Top15FL95percentile<-Arsenic_Flouride_data%>% arrange(desc(f_percentile_95))%>% select(location,f_percentile_95)%>%top_n(15)
## Selecting by f_percentile_95
Top15FL95percentile
## location f_percentile_95
## 1 Charlotte 4.440
## 2 Mercer 4.180
## 3 Starks 3.800
## 4 Marshfield 3.570
## 5 Surry 3.525
## 6 York 3.419
## 7 Otisfield 3.300
## 8 Dedham 3.270
## 9 Otis 3.200
## 10 Kennebunk 3.200
## 11 Denmark 3.150
## 12 Fryeburg 3.120
## 13 Sumner 3.025
## 14 Biddeford 2.940
## 15 Sedgwick 2.870
Top15AR95percentile<-Arsenic_Flouride_data%>% arrange(desc(a_percentile_95))%>% select(location,a_percentile_95)%>%top_n(15)
## Selecting by a_percentile_95
Top15AR95percentile
## location a_percentile_95
## 1 Danforth 372.5
## 2 Matinicus Isle Plt 256.5
## 3 Sedgwick 236.6
## 4 Blue Hill 229.0
## 5 Standish 154.0
## 6 Surry 145.7
## 7 Gorham 130.0
## 8 Wales 129.0
## 9 Camden 125.0
## 10 Otis 121.4
## 11 Ellsworth 119.6
## 12 Northport 113.7
## 13 Monmouth 110.0
## 14 Buxton 110.0
## 15 Hollis 110.0
To look at all of the data that I had selected in a more interactive way, I decided to use data viewer.

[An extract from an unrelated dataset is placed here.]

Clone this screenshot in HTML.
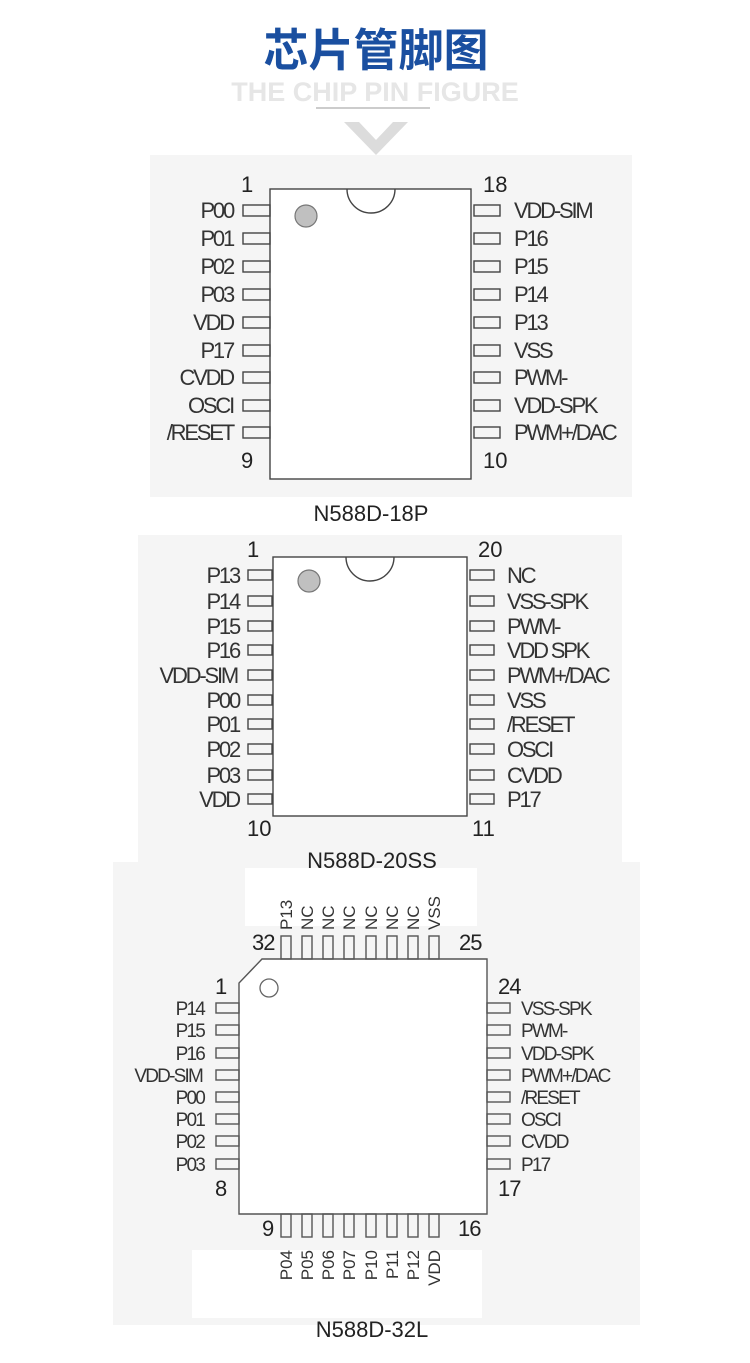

First, I merged the data and uploaded the DT package.
percentile<-merge(Top15AR95percentile,Top15FL95percentile, all=TRUE)
guide<-merge(Top15Arsenicboveguide,Top15Flourideaboveguide, all=TRUE)
wells<-merge(Top15ARwellstested,Top15FLwellstested, all=TRUE)
Selected1<-merge(percentile,guide,all=TRUE)
AllselectedData<-merge(Selected1,wells,all=TRUE)
DT::datatable(AllselectedData)
When I reviewed this table, it was a little large for the page. However, it’s very helpful to see the numbers for the locations that were in the top 15 of the specific category. As I noted earlier, Gorham was in the top for number of wells tested and percentage above guideline for arsenic. From the table, you can see that it also has one of the highest levels in the 95th percentile for arsenic. I am curious to understand the process behind well testing and actions once results like this are discovered. Is the town made aware? Is the community alerted?
In addition, it was interesting to find that there were multiple towns with the highest level of wells tested but did not land in the top 15 for percentile or wells above the maximum guidelines. They were: Augusta, Belgrade, Readfield, Harpswell, Sidney, Gardiner, and Brunswick. What do these towns have in place that Gorham seems to be missing?